[A run of records]

────────

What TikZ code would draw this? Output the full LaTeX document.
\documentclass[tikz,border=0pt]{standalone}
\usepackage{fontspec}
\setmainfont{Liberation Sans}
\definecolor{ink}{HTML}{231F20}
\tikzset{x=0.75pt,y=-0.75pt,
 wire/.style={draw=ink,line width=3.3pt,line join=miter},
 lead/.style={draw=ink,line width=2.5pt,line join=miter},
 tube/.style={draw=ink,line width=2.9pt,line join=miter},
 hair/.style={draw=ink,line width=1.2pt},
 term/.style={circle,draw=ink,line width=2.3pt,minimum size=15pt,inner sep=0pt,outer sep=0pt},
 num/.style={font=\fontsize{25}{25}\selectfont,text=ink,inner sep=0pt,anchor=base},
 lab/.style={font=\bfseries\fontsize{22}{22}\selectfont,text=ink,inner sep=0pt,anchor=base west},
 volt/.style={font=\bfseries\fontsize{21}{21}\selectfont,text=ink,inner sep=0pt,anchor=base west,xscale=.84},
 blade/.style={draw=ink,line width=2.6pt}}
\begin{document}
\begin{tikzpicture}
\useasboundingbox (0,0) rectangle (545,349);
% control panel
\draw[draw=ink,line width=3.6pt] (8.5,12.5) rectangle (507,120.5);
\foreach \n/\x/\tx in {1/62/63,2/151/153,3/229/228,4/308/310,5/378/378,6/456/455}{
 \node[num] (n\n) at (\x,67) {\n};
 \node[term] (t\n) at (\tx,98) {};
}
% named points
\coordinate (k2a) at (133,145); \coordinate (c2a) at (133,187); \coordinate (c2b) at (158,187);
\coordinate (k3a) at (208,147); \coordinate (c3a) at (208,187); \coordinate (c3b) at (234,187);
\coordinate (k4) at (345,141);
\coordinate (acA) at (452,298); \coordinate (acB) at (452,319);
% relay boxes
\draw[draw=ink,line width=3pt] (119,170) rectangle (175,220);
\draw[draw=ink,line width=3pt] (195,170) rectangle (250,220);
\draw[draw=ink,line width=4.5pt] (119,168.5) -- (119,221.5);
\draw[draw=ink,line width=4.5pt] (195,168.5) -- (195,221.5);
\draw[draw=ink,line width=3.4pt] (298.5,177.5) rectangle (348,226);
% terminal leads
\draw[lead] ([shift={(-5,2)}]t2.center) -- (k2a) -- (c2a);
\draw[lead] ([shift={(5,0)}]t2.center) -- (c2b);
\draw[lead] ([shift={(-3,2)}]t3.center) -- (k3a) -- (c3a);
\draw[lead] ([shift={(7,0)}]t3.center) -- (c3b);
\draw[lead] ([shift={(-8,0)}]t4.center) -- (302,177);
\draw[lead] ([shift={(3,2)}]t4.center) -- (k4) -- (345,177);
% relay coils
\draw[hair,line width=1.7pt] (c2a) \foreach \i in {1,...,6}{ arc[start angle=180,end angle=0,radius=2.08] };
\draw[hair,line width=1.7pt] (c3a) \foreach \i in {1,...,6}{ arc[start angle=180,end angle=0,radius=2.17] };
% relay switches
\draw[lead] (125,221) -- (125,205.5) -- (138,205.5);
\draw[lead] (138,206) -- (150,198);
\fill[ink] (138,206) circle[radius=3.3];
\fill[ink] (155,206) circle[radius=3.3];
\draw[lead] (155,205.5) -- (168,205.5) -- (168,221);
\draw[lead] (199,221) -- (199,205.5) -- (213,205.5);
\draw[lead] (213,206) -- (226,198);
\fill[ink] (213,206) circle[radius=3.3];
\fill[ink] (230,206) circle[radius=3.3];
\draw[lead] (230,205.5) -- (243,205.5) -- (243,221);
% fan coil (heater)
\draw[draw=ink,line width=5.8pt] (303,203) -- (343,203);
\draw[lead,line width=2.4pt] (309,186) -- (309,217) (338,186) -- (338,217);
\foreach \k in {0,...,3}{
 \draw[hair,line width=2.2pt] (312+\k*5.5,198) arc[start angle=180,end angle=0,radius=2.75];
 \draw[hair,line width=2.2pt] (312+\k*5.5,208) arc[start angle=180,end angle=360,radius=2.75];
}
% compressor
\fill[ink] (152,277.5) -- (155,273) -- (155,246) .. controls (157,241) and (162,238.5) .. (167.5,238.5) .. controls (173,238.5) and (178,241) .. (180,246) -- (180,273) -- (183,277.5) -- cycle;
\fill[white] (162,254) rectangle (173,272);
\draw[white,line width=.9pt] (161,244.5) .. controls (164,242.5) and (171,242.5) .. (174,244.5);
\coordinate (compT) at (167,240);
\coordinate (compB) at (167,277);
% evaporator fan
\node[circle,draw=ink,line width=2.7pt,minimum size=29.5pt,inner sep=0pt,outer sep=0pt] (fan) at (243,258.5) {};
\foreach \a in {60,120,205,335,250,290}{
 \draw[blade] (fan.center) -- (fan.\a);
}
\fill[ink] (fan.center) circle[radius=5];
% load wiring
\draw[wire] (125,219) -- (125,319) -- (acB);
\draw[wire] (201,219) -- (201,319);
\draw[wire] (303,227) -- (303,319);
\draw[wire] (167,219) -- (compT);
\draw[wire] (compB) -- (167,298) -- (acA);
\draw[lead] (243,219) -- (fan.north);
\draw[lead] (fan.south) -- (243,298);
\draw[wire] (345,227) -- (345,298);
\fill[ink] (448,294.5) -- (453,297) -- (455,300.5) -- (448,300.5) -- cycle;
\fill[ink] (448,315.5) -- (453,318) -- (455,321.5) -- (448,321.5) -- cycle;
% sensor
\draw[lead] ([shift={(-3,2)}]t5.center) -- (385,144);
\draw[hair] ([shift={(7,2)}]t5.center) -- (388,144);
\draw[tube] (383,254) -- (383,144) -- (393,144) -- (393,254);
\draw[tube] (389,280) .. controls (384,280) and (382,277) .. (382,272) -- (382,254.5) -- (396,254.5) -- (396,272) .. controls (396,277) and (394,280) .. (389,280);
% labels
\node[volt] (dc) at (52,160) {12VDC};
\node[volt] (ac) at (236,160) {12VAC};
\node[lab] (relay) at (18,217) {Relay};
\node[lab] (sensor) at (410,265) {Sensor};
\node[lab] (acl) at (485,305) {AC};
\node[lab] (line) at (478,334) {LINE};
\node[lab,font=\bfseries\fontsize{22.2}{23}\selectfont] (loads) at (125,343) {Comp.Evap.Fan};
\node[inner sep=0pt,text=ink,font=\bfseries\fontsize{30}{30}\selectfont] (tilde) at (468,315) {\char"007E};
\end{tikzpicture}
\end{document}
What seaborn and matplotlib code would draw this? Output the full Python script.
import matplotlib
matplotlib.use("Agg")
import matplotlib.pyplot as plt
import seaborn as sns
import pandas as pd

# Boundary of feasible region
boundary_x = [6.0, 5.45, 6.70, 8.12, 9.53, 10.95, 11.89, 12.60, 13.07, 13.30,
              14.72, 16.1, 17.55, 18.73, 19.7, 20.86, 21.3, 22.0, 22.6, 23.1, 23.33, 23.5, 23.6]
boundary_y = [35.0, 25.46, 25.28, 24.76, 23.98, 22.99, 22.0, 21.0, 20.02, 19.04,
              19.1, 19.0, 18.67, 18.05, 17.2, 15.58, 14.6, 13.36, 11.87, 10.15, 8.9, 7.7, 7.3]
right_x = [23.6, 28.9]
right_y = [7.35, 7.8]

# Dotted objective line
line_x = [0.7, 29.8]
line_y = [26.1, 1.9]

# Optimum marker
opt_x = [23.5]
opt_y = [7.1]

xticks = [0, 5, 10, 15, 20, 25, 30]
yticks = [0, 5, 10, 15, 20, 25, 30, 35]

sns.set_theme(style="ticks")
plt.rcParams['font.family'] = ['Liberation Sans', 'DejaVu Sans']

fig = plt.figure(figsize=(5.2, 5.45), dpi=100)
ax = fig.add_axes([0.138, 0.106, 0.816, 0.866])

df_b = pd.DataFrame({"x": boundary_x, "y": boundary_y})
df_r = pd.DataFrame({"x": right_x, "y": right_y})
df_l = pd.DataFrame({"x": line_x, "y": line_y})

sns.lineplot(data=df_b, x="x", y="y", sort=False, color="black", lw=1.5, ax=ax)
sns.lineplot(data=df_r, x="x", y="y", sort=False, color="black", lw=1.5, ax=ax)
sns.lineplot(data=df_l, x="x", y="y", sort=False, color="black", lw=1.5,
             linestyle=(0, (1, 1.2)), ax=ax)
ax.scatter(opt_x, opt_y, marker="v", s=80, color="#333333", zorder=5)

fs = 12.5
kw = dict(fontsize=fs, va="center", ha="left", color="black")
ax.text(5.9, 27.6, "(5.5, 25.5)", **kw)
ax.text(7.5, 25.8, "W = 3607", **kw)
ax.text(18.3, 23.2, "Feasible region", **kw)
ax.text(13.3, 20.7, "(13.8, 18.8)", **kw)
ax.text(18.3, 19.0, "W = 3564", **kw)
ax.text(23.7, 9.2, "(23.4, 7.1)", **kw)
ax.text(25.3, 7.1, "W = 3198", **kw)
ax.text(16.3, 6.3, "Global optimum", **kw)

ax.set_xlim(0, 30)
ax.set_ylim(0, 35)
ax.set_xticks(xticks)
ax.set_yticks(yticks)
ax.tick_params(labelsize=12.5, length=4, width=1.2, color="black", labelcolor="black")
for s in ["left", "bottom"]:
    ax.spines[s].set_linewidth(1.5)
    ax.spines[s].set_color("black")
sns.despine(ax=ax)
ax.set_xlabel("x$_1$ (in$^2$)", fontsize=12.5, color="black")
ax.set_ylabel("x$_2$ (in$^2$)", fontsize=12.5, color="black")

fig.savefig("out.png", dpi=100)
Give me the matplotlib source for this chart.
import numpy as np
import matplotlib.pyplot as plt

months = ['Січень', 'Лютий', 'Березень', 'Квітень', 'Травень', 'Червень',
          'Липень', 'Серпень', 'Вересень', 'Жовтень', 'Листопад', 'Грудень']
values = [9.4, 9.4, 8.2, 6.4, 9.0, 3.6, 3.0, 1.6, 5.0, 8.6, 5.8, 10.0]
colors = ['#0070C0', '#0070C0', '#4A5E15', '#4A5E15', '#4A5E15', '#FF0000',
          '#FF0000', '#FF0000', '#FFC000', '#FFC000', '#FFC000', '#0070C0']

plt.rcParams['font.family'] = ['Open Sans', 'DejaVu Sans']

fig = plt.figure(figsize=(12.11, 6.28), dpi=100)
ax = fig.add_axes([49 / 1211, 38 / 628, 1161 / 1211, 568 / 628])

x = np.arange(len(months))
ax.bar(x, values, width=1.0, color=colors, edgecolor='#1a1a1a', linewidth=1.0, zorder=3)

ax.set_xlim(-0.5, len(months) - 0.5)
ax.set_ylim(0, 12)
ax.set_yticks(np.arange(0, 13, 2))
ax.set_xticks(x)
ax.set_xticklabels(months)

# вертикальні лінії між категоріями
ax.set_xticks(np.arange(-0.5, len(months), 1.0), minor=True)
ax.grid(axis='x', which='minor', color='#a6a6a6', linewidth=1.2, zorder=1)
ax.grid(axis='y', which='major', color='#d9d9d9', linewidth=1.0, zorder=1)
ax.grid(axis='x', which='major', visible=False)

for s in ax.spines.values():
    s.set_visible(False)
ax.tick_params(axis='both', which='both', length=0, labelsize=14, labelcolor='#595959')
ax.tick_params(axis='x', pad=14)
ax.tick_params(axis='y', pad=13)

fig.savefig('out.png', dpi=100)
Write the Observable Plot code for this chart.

────────

### Given problem
For each line of the entries that includes "this", show that line.

### Result of the exercise
What TikZ code would draw this? Output the full LaTeX document.
What seaborn and matplotlib code would draw this? Output the full Python script.
Give me the matplotlib source for this chart.
Write the Observable Plot code for this chart.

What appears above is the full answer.